Wednesday of the First Week in Lent (February 25th, 2015)

The Old Testament Book of the Prophet Jonah is one of the most delightful books of the Bible and is best described as a combination of an action adventure, a comedy and some of the most intense theological reflection in all the Scriptures

The prophet Jonah was one of the most reluctant and successful of the Israelite prophets. Sent by God to preach repentance to the Ninevites, the mortal enemies of the Israelites, Jonah resists, going the exact opposite direction of where God wants him to go! Jonah’s sense of justice is that it would be best that God destroy the Ninevites and he would rather not have a part in a plan that might deliver them from God’s wrath.

God has his own plans for Jonah and the Ninevites, and today’s scripture illuminates in a radiant display that God is the great giver of second chances. He sends his prophets to preach repentance, not so that people will fear his destructive wrath, but so that they will know that God wants to save us- he wants to give each and every one of us another chance.

But is it a second chance that we want? There is an adage that is sadly, most of the time true- that we would rather be ruined than changed. Repentance means that we are willing to admit that we are wrong and that we have to live differently, act differently, think differently. This is hard, and many prefer the misery of a sin-filled status quo because the prospect of changing seems so difficult.

But the stakes are very high in our refusal to repent, our refusal to change. God’s wrath does not so much mean that he does something horrible to us to punish us, but rather that we are beset with the consequences of our refusal to repent, our refusal to change. These consequences are usually pretty grim- in our refusal to repent we impose upon ourselves heavy burdens that can crush our souls.

Lent is a privileged opportunity to repent and we should take this opportunity seriously. Waiting to repent until some other time or thinking oneself exempt is really quite dangerous. The opportunity to repent is now. We may not have this opportunity later. Then what?

Repentance is integral to being a disciple.

Repentance is not just a matter of thinking that one can be forgiven or feeling that one is guilty. Repentance happens for us in a Sacrament, a Sacrament called the Sacrament of Reconciliation. This Sacrament is not a spiritual option invented by the Church, but it is a gift from the Lord Jesus himself. It is in this Sacrament that we receive ourselves what God proclaimed through Jonah and offered to the Ninevites- the mercy of God and the grace of another chance.

Few seem to have recourse to this Sacrament. Perhaps they seek another sign than the sign that Christ has given to us in the Sacraments of his Church.
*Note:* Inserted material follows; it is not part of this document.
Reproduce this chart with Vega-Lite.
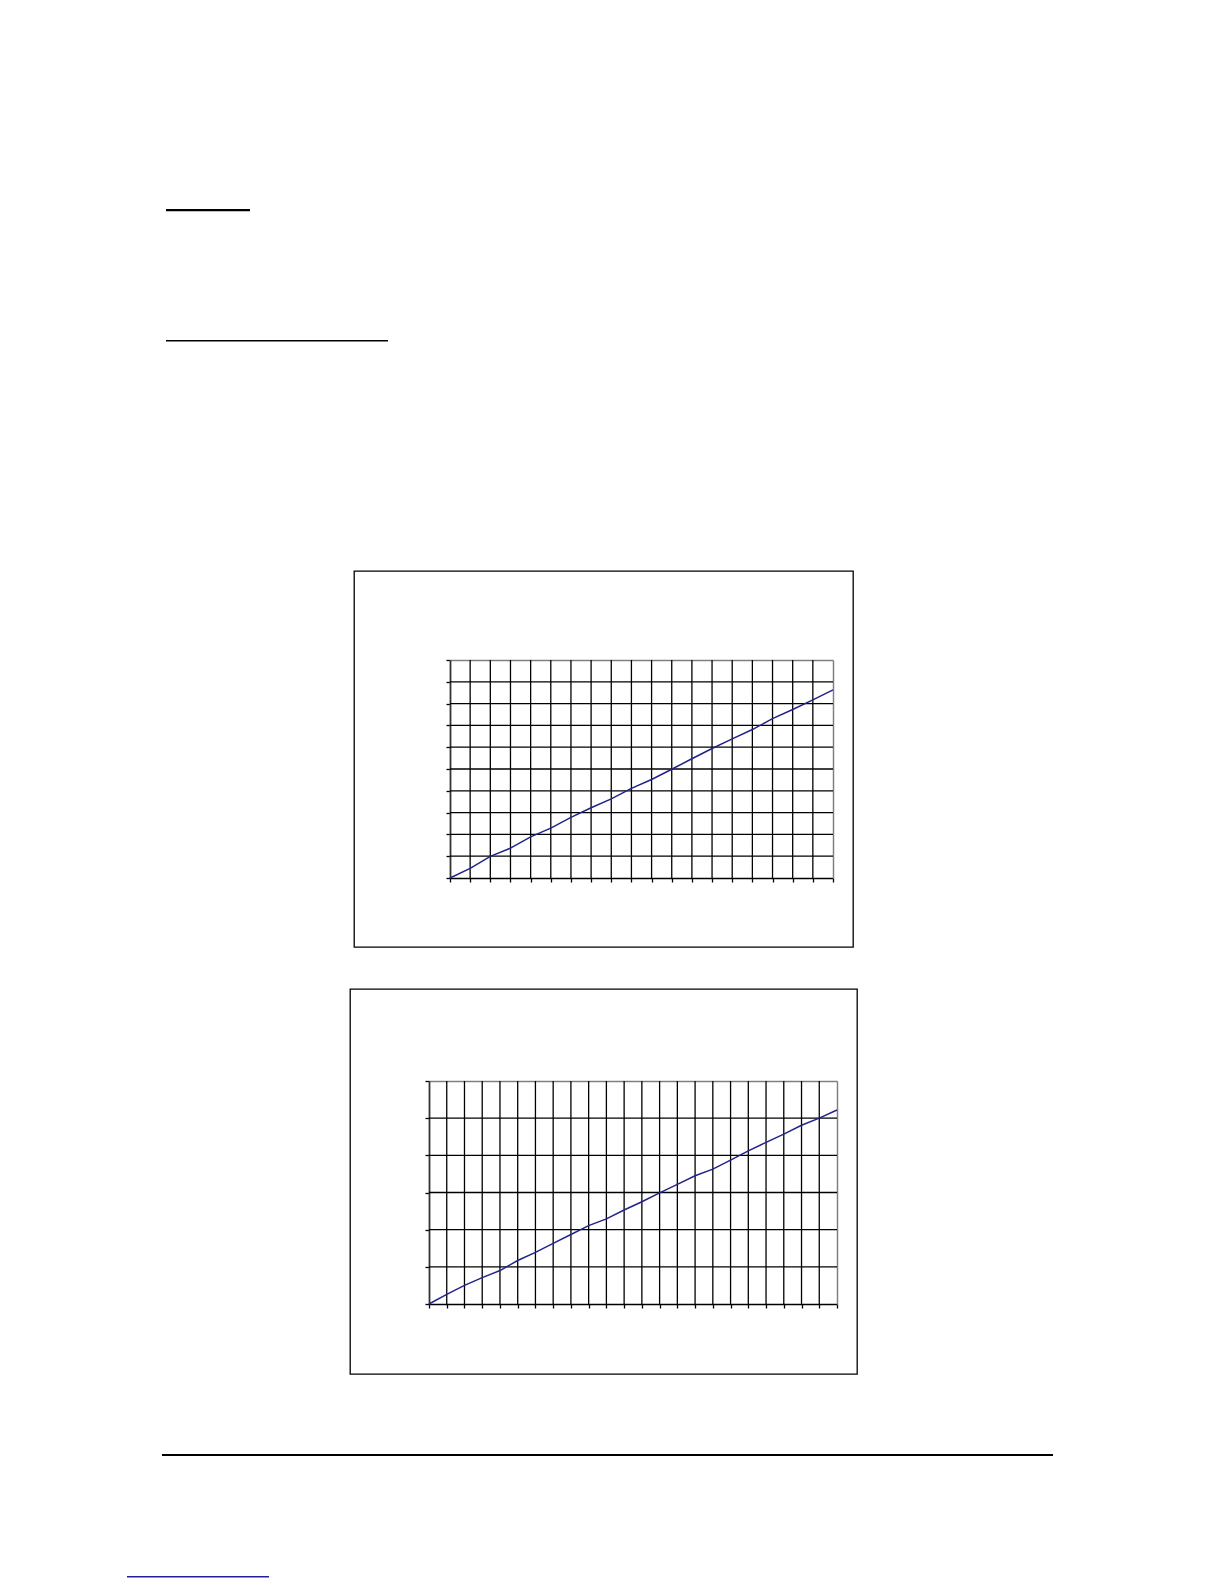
{
  "$schema": "https://vega.github.io/schema/vega-lite/v6.json",
  "background": "white",
  "padding": 0,
  "spacing": 0,
  "bounds": "full",
  "config": {"view": {"stroke": null}, "concat": {"spacing": 0}},
  "vconcat": [
    {"width": 1, "height": 209, "data": {"values": []}, "mark": "point"},
    {
      "spacing": 0, "bounds": "flush",
      "hconcat": [
        {"width": 166, "height": 131, "data": {"values": []}, "mark": "point"},
        {"width": 84, "height": 2.3, "data": {"values": []}, "mark": "point", "view": {"fill": "black", "stroke": null}}
      ]
    },
    {
      "spacing": 0, "bounds": "flush",
      "hconcat": [
        {"width": 166, "height": 230, "data": {"values": []}, "mark": "point"},
        {"width": 222, "height": 1.5, "data": {"values": []}, "mark": "point", "view": {"fill": "black", "stroke": null}}
      ]
    },
    {
      "spacing": 0, "bounds": "flush",
      "hconcat": [
        {"width": 354, "height": 417, "data": {"values": []}, "mark": "point"},
        {
          "width": 499, "height": 376,
          "view": {"stroke": "black", "strokeWidth": 1.3},
          "resolve": {"axis": {"x": "independent", "y": "independent"}},
          "layer": [
            {
              "data": {"values": [{"gx": 1}, {"gx": 2}, {"gx": 3}, {"gx": 4}, {"gx": 5}, {"gx": 6}, {"gx": 7}, {"gx": 8}, {"gx": 9}, {"gx": 10}, {"gx": 11}, {"gx": 12}, {"gx": 13}, {"gx": 14}, {"gx": 15}, {"gx": 16}, {"gx": 17}, {"gx": 18}]},
              "mark": {"type": "rule", "color": "black", "strokeWidth": 1.3},
              "encoding": {
                "x": {"field": "gx", "type": "quantitative",
                  "scale": {"domain": [0, 19], "range": [96, 479], "nice": false, "zero": false},
                  "axis": {"orient": "top", "offset": -89, "labels": false, "ticks": false, "grid": false, "title": null, "domainColor": "#808080", "domainWidth": 1.5}},
                "y": {"datum": 0, "type": "quantitative", "scale": {"domain": [0, 10], "range": [307, 89], "nice": false, "zero": false}, "axis": null},
                "y2": {"datum": 10}
              }
            },
            {
              "data": {"values": [{"gy": 1}, {"gy": 2}, {"gy": 3}, {"gy": 4}, {"gy": 5}, {"gy": 6}, {"gy": 7}, {"gy": 8}, {"gy": 9}]},
              "mark": {"type": "rule", "color": "black", "strokeWidth": 1.3},
              "encoding": {
                "y": {"field": "gy", "type": "quantitative",
                  "scale": {"domain": [0, 10], "range": [307, 89], "nice": false, "zero": false},
                  "axis": {"orient": "right", "offset": -20, "labels": false, "ticks": false, "grid": false, "title": null, "domainColor": "#808080", "domainWidth": 1.5}},
                "x": {"datum": 0, "type": "quantitative", "scale": {"domain": [0, 19], "range": [96, 479], "nice": false, "zero": false}, "axis": null},
                "x2": {"datum": 19}
              }
            },
            {
              "data": {"values": [
                {"t": 0, "v": 0}, {"t": 1, "v": 0.44}, {"t": 2, "v": 0.99}, {"t": 3, "v": 1.37}, {"t": 4, "v": 1.89},
                {"t": 5, "v": 2.29}, {"t": 6, "v": 2.78}, {"t": 7, "v": 3.22}, {"t": 8, "v": 3.63}, {"t": 9, "v": 4.11},
                {"t": 10, "v": 4.52}, {"t": 11, "v": 4.99}, {"t": 12, "v": 5.47}, {"t": 13, "v": 5.94}, {"t": 14, "v": 6.38},
                {"t": 15, "v": 6.81}, {"t": 16, "v": 7.31}, {"t": 17, "v": 7.73}, {"t": 18, "v": 8.17}, {"t": 19, "v": 8.63}
              ]},
              "mark": {"type": "line", "color": "#22228a", "strokeWidth": 1.5},
              "encoding": {
                "x": {"field": "t", "type": "quantitative",
                  "scale": {"domain": [0, 19], "range": [96, 479], "nice": false, "zero": false},
                  "axis": {"orient": "bottom", "offset": -69, "values": [0, 1, 2, 3, 4, 5, 6, 7, 8, 9, 10, 11, 12, 13, 14, 15, 16, 17, 18, 19], "labels": false, "tickSize": 4, "tickColor": "black", "tickWidth": 1.3, "domainColor": "black", "domainWidth": 1.5, "grid": false, "title": null}},
                "y": {"field": "v", "type": "quantitative",
                  "scale": {"domain": [0, 10], "range": [307, 89], "nice": false, "zero": false},
                  "axis": {"orient": "left", "offset": -96, "values": [0, 1, 2, 3, 4, 5, 6, 7, 8, 9, 10], "labels": false, "tickSize": 4, "tickColor": "black", "tickWidth": 1.3, "domainColor": "#333333", "domainWidth": 1.8, "grid": false, "title": null}}
              }
            }
          ]
        }
      ]
    },
    {
      "spacing": 0, "bounds": "flush",
      "hconcat": [
        {"width": 350, "height": 465, "data": {"values": []}, "mark": "point"},
        {
          "width": 507, "height": 385,
          "view": {"stroke": "black", "strokeWidth": 1.3},
          "resolve": {"axis": {"x": "independent", "y": "independent"}},
          "layer": [
            {
              "data": {"values": [{"gx": 1}, {"gx": 2}, {"gx": 3}, {"gx": 4}, {"gx": 5}, {"gx": 6}, {"gx": 7}, {"gx": 8}, {"gx": 9}, {"gx": 10}, {"gx": 11}, {"gx": 12}, {"gx": 13}, {"gx": 14}, {"gx": 15}, {"gx": 16}, {"gx": 17}, {"gx": 18}, {"gx": 19}, {"gx": 20}, {"gx": 21}, {"gx": 22}]},
              "mark": {"type": "rule", "color": "black", "strokeWidth": 1.3},
              "encoding": {
                "x": {"field": "gx", "type": "quantitative",
                  "scale": {"domain": [0, 23], "range": [79, 487], "nice": false, "zero": false},
                  "axis": {"orient": "top", "offset": -92, "labels": false, "ticks": false, "grid": false, "title": null, "domainColor": "#808080", "domainWidth": 1.5}},
                "y": {"datum": 0, "type": "quantitative", "scale": {"domain": [0, 6], "range": [315, 92], "nice": false, "zero": false}, "axis": null},
                "y2": {"datum": 6}
              }
            },
            {
              "data": {"values": [{"gy": 1}, {"gy": 2}, {"gy": 3}, {"gy": 4}, {"gy": 5}]},
              "mark": {"type": "rule", "color": "black", "strokeWidth": 1.3},
              "encoding": {
                "y": {"field": "gy", "type": "quantitative",
                  "scale": {"domain": [0, 6], "range": [315, 92], "nice": false, "zero": false},
                  "axis": {"orient": "right", "offset": -20, "labels": false, "ticks": false, "grid": false, "title": null, "domainColor": "#808080", "domainWidth": 1.5}},
                "x": {"datum": 0, "type": "quantitative", "scale": {"domain": [0, 23], "range": [79, 487], "nice": false, "zero": false}, "axis": null},
                "x2": {"datum": 23}
              }
            },
            {
              "data": {"values": [
                {"t": 0, "v": 0}, {"t": 1, "v": 0.26}, {"t": 2, "v": 0.5}, {"t": 3, "v": 0.71}, {"t": 4, "v": 0.9},
                {"t": 5, "v": 1.17}, {"t": 6, "v": 1.39}, {"t": 7, "v": 1.63}, {"t": 8, "v": 1.87}, {"t": 9, "v": 2.11},
                {"t": 10, "v": 2.29}, {"t": 11, "v": 2.53}, {"t": 12, "v": 2.75}, {"t": 13, "v": 2.99}, {"t": 14, "v": 3.22},
                {"t": 15, "v": 3.45}, {"t": 16, "v": 3.63}, {"t": 17, "v": 3.87}, {"t": 18, "v": 4.12}, {"t": 19, "v": 4.35},
                {"t": 20, "v": 4.57}, {"t": 21, "v": 4.81}, {"t": 22, "v": 5.0}, {"t": 23, "v": 5.22}
              ]},
              "mark": {"type": "line", "color": "#22228a", "strokeWidth": 1.5},
              "encoding": {
                "x": {"field": "t", "type": "quantitative",
                  "scale": {"domain": [0, 23], "range": [79, 487], "nice": false, "zero": false},
                  "axis": {"orient": "bottom", "offset": -70, "values": [0, 1, 2, 3, 4, 5, 6, 7, 8, 9, 10, 11, 12, 13, 14, 15, 16, 17, 18, 19, 20, 21, 22, 23], "labels": false, "tickSize": 4, "tickColor": "black", "tickWidth": 1.3, "domainColor": "black", "domainWidth": 1.5, "grid": false, "title": null}},
                "y": {"field": "v", "type": "quantitative",
                  "scale": {"domain": [0, 6], "range": [315, 92], "nice": false, "zero": false},
                  "axis": {"orient": "left", "offset": -79, "values": [0, 1, 2, 3, 4, 5, 6], "labels": false, "tickSize": 4, "tickColor": "black", "tickWidth": 1.3, "domainColor": "#333333", "domainWidth": 1.8, "grid": false, "title": null}}
              }
            }
          ]
        }
      ]
    },
    {
      "spacing": 0, "bounds": "flush",
      "hconcat": [
        {"width": 162, "height": 122, "data": {"values": []}, "mark": "point"},
        {"width": 891, "height": 2, "data": {"values": []}, "mark": "point", "view": {"fill": "black", "stroke": null}}
      ]
    },
    {
      "spacing": 0, "bounds": "flush",
      "hconcat": [
        {"width": 127, "height": 10, "data": {"values": []}, "mark": "point"},
        {"width": 142, "height": 1.5, "data": {"values": []}, "mark": "point", "view": {"fill": "#20209a", "stroke": null}}
      ]
    }
  ]
}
Many think that God’s grace can be invented out of inner experiences of ideas and feelings, but God’s grace does not come to us in this way- God’s grace comes to us in an encounter with Christ the Lord, who gives himself to us in the Sacraments so that we can know him and serve him. If we seek signs other than the Sacraments Christ has given us, then there is no more appropriate a Gospel passage for us (and any other generation that seeks for itself something other than what Christ offers to us so that we might repent and be saved) then today’s excerpt from the Gospel of Luke:

“At the judgment, the men of Ninevah will arise with this generation and condemn it, because at the preaching of Jonah, they repented and there is something greater than Jonah here”.

Indeed, there is something greater than Jonah here- the divine life and presence of the Lord Jesus given to us in the Sacraments of his Church.